Costuma dizer-se que "original só o pecado"... Enfim, à semelhança de qualquer provérbio de raiz popular, podemos argumentar acerca da sua eventual validade ou falta dela, contudo, importa refletir sobre a maneira como tendemos a empregar esse naco de sabedoria popular. Afinal, tornou-se francamente comum deparar com discursos fatalistas de quem deixou de reconhecer qualquer mérito ao cinema contemporâneo, acusando-o de se limitar a tentar reanimar o passado por via de infindáveis sequelas, remakes e outras revisitações de toda a ordem (ignorando o fulgor criativo evidenciado por muitas dessas obras), no processo, esquecendo duas verdades primordiais:
- Há, sempre houve e (se o cinema sobreviver à cultura nefasta do streaming) continuarão a existir alternativas à produção dos grandes estúdios norte-americanos, quer da parte dos próprios EUA, quer dos restantes continentes, onde também se filma e, ao que parece, muito bem;
- Mais que "originalidade", continua a haver quem tenha possua um dom bem mais especial, isto é, uma maneira de olhar a condição humana de forma eminentemente pessoal, devolvendo ao público pensamentos e sentimentos, perguntas e respostas, que, em última instância, nos levam a refletir acerca da nossa própria condição.
Vejamos o caso modelar de Mia Hansen-Løve, autora de títulos belíssimos como "Um Amor de Juventude" (2011), "Éden" (2014) ou "O Que Está por Vir" (2016), que agora reencontramos em "A Ilha de Bergman", uma nova deambulação cinematográfica pelo labirinto das relações humanas, alicerçado nas experiências da Hansen-Løve, cujos filmes continuam a ter como base as convulsões da sua própria existência.
Obviamente, o cinema de Ingmar Bergman terá ocupado um lugar importante na mente de Hansen-Løve durante a conceção de todo o projeto, até porque o realizador sueco é mencionado constantemente, quer pelos protagonistas, quer pelos habitantes da ilha que se evidencia como um pequeno polo de turismo cinéfilo, vivendo maioritariamente de cinéfilos que para lá viagem num regime de quase peregrinação. No entanto, "A Ilha de Bergman" é tudo menos uma mera homenagem. Nele, reconhecemos o espírito inquisitivo que pautava todos os filmes do mestre, bem como aquela capacidade inata de dissecar as muitas atribulações das relações humanas sem necessitar de recorrer a truques ou sentimentalismos, mas já conseguíamos encontrar todas essas qualidades nas fitas anteriores de Mia Hansen-Løve, que não sendo necessariamente uma herdeira de Bergman (o seu trabalho anda mais próximo do de conterrâneos seus como Éric Rohmer ou André Techiné), representa uma mesma tradição de cinema contemplativo e reflexivo.
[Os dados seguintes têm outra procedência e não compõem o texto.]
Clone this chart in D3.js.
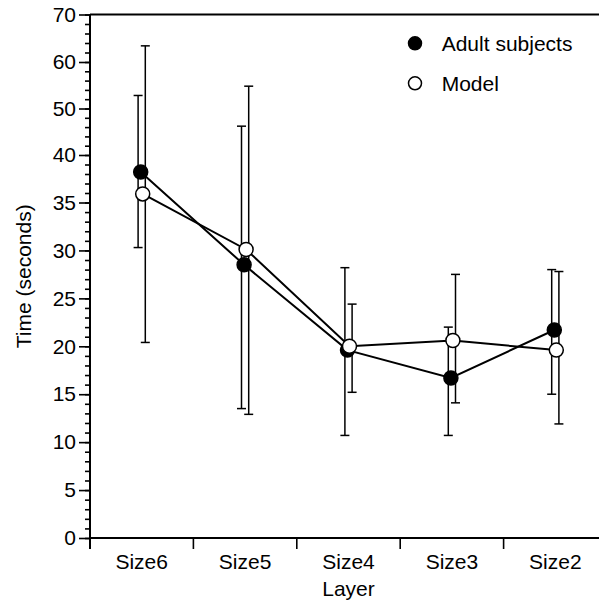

Aliás, "A Ilha de Bergman" não faz outra coisa, senão dar-nos pistas para que possamos decifrar os muitos mistérios das suas personagens, à medida que as mesmas vão saltitando de momento em momento, emoção em emoção. Não se trata de uma narrativa corriqueira e linear, especialmente, devido à maneira como, a certo ponto, a realidade e ficção se começam a imiscuir até se tornarem quase indistinguíveis, ao invés, todos os momentos evidenciam-se e desenvolvem-se segundo as regras sempre arbitrárias do pensamento, dando espaço ao espetador para que decifre o que é que está a ser dito nas entrelinhas, enquanto experiencia este verão juntamente com os protagonistas.
E que protagonistas! Roth tem aqui a sua melhor performance desde "Chronic" (2016), providenciando ao seu Tony uma qualidade quase fantasmática, que vai e vem sem que nunca cheguemos a conseguir responder às muitas questões que o seu relacionamento com Chris levanta e, por falar nela, não há como esquecer a intensidade de Vicky Krieps, a meio-caminho entre um entusiasmo esfuziante e uma melancolia lancinante, acompanhamo-lo numa odisseia intima profundamente tocante, sem nunca duvidarmos dos seus sentimentos, mesmo quando não sabemos quais são. Contrassenso? Talvez, mas essa é a beleza deste labiríntico melodrama, ancorado num romantismo antiquado que comove de imediato e apimentado com um sentido de humor inusitado, que aqui e ali aligeira o tom, sem nunca prejudicar a seriedade do todo.
É um filme admirável, capaz de contemplar a passagem do tempo numa incandescência que as palavras não conseguem replicar. É caso para dizer que os filmes de Hansen-Løve continuam a distinguir-se por uma delicadeza extrema, consequência de uma abordagem que privilegia a complexidade do fator humano.